Let $F$ be the CDF of a distribution, supported on $[-1,1]$. $F$ has a density $f>0$.
Let $F_n$ be a sequence of distributions converging weakly to $F$, with the following property. For each $n$, $F_n$ is supported on $\{t \in [-1,1]: |t|=\frac{k}{2^n}\;\text{for some}\;k \in \mathbb{N} \cup \{0\}\}$, i.e. it is finitely supported. Let $f_n(t)$ be the probability of $t$, under $F_n$.
Define the sequence of probability distributions $g_n$ as follows:
$$\widetilde{g}_n(t)=\begin{cases}f_n(t),\;\text{if}\;|t|>\frac{1}{n},\\ 0,\;\text{otherwise}\;\end{cases},\\ \\ g_n(t)=\frac{\widetilde{g}_n(t)}{\sum\limits_{|t'|>\frac{1}{n}}f_n(t')}$$
My question is: Does the probability distribution with probability of $t=g_n(t)$, converge (weakly) to $F$?
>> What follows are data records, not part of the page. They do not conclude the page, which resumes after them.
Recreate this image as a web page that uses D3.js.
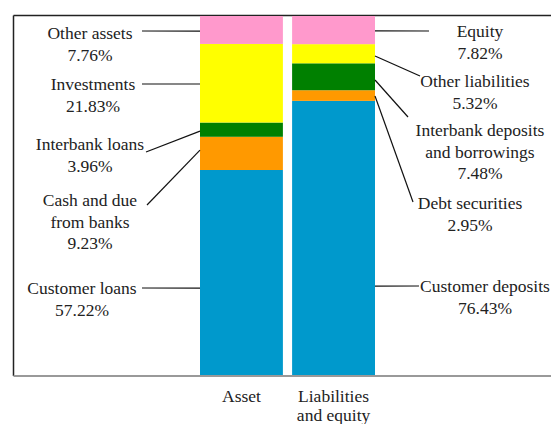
<!DOCTYPE html>
<html>
<head>
<meta charset="utf-8">
<script src="https://cdn.jsdelivr.net/npm/d3@7"></script>
<style>
  body { margin: 0; background: #fff; }
</style>
</head>
<body>
<div id="chart"></div>
<script>
// categories (bottom to top)
const segments = ["s1", "s2", "s3", "s4", "s5"];
const columns = ["Asset", "Liabilities and equity"];
const colLines = [["Asset"], ["Liabilities", "and equity"]];
const colors = ["#0099CC", "#FF9900", "#008000", "#FFFF00", "#FF99CC"];

// values, bottom to top
const assetNames = ["Customer loans", "Cash and due from banks", "Interbank loans", "Investments", "Other assets"];
const assetValues = [57.22, 9.23, 3.96, 21.83, 7.76];
const liabNames = ["Customer deposits", "Debt securities", "Interbank deposits and borrowings", "Other liabilities", "Equity"];
const liabValues = [76.43, 2.95, 7.48, 5.32, 7.82];

// label text lines and placement (layout only)
const assetLabels = [
  { lines: ["Customer loans", "57.22%"], tx: 82, ty: 288, lx: 142, ly: 288, attach: 0.427 },
  { lines: ["Cash and due", "from banks", "9.23%"], tx: 90, ty: 200, lx: 147, ly: 205, attach: 0.6 },
  { lines: ["Interbank loans", "3.96%"], tx: 90, ty: 144, lx: 146, ly: 152, attach: 0.4 },
  { lines: ["Investments", "21.83%"], tx: 93, ty: 84, lx: 142, ly: 84, attach: 0.49 },
  { lines: ["Other assets", "7.76%"], tx: 90, ty: 33, lx: 142, ly: 31, attach: 0.46 }
];
const liabLabels = [
  { lines: ["Customer deposits", "76.43%"], tx: 485, ty: 286, lx: 419, ly: 286, attach: 0.327 },
  { lines: ["Debt securities", "2.95%"], tx: 470, ty: 203, lx: 413, ly: 202, attach: 0.46 },
  { lines: ["Interbank deposits", "and borrowings", "7.48%"], tx: 480, ty: 130, lx: 408, ly: 117, attach: 0.38 },
  { lines: ["Other liabilities", "5.32%"], tx: 475, ty: 81, lx: 420, ly: 76, attach: 0.385 },
  { lines: ["Equity", "7.82%"], tx: 480, ty: 31, lx: 429, ly: 31, attach: 0.47 }
];

const W = 551, H = 424;
const frame = { left: 13.5, top: 15.5, bottom: 376 };
const serif = '"Liberation Serif", "Times New Roman", serif';
const fontSize = '17.5px';
const lineGap = 21.5;

const svg = d3.select('#chart')
  .append('svg')
  .attr('width', W)
  .attr('height', H);

const table = [
  Object.fromEntries(segments.map((s, i) => [s, assetValues[i]])),
  Object.fromEntries(segments.map((s, i) => [s, liabValues[i]]))
];
table[0].col = columns[0];
table[1].col = columns[1];

const stacked = d3.stack().keys(segments)(table);

const x = d3.scaleBand()
  .domain(columns)
  .range([200, 375])
  .paddingInner(0.1)
  .paddingOuter(0);

const y = d3.scaleLinear()
  .domain([0, 100])
  .range([376, 16]);

// frame
svg.append('line')
  .attr('x1', frame.left).attr('x2', W)
  .attr('y1', frame.top).attr('y2', frame.top)
  .attr('stroke', '#222').attr('stroke-width', 1.5);
svg.append('line')
  .attr('x1', frame.left).attr('x2', frame.left)
  .attr('y1', frame.top).attr('y2', frame.bottom)
  .attr('stroke', '#222').attr('stroke-width', 1.5);

// bars
svg.append('g')
  .selectAll('g')
  .data(stacked)
  .enter()
  .append('g')
  .attr('fill', (d, i) => colors[i])
  .selectAll('rect')
  .data(d => d)
  .enter()
  .append('rect')
  .attr('x', d => x(d.data.col))
  .attr('width', x.bandwidth())
  .attr('y', d => y(d[1]))
  .attr('height', d => y(d[0]) - y(d[1]));

// bottom axis line
svg.append('line')
  .attr('x1', frame.left).attr('x2', W)
  .attr('y1', frame.bottom).attr('y2', frame.bottom)
  .attr('stroke', '#999').attr('stroke-width', 2);

// x axis labels
const xAxis = svg.append('g')
  .attr('transform', `translate(0, ${frame.bottom})`)
  .call(d3.axisBottom(x).tickSize(0).tickFormat(''));
xAxis.select('.domain').remove();
xAxis.selectAll('.tick').each(function(d, i) {
  const t = d3.select(this).append('text')
    .attr('text-anchor', 'middle')
    .style('font-family', serif)
    .style('font-size', fontSize)
    .style('fill', '#222')
    .attr('y', 26);
  colLines[i].forEach((ln, j) => {
    t.append('tspan').attr('x', 0).attr('dy', j === 0 ? 0 : 19).text(ln);
  });
});

// labels with leader lines
function drawLabels(labels, colIdx, side) {
  labels.forEach((lab, i) => {
    const seg = stacked[i][colIdx];
    const by = y(seg[0]) - (y(seg[0]) - y(seg[1])) * lab.attach;
    const bx = side === 'left' ? x(columns[colIdx]) : x(columns[colIdx]) + x.bandwidth();
    svg.append('line')
      .attr('x1', lab.lx).attr('y1', lab.ly)
      .attr('x2', bx).attr('y2', by)
      .attr('stroke', '#111').attr('stroke-width', 1.2);
    const t = svg.append('text')
      .attr('text-anchor', 'middle')
      .style('font-family', serif)
      .style('font-size', fontSize)
      .style('fill', '#222')
      .attr('y', lab.ty + 6);
    lab.lines.forEach((ln, j) => {
      t.append('tspan').attr('x', lab.tx).attr('dy', j === 0 ? 0 : lineGap).text(ln);
    });
  });
}
drawLabels(assetLabels, 0, 'left');
drawLabels(liabLabels, 1, 'right');
</script>
</body>
</html>
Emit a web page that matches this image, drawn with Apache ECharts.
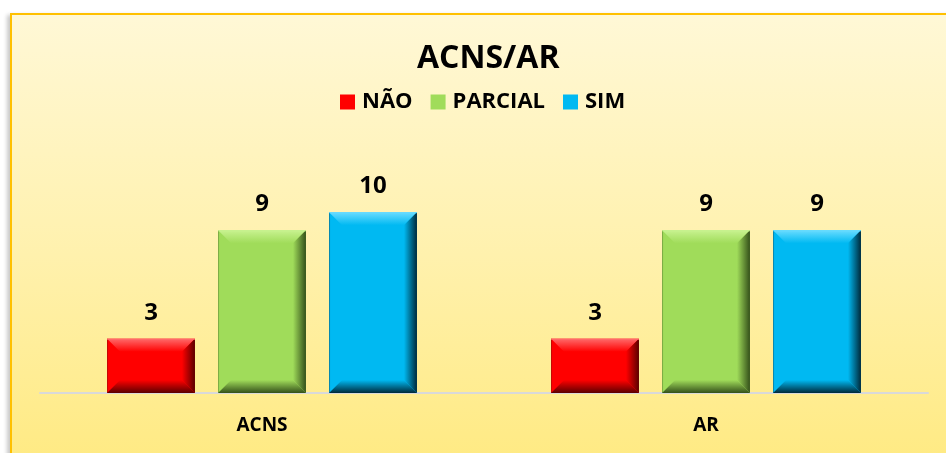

As you can see, in the sequence $g_n$, the distance between points in the positive or negative part of the support of $f_n$ $(1/2^n)$, reduces at a rate faster than the distance between the positive and negative parts of the support $(2/n)$.
I did not edit the earlier question because I wanted Snoop's answer on it, which replies to the original question, to remain, as it is very instructive. However if this is considered a duplicate I will be happy to edit the previous one and delete this one.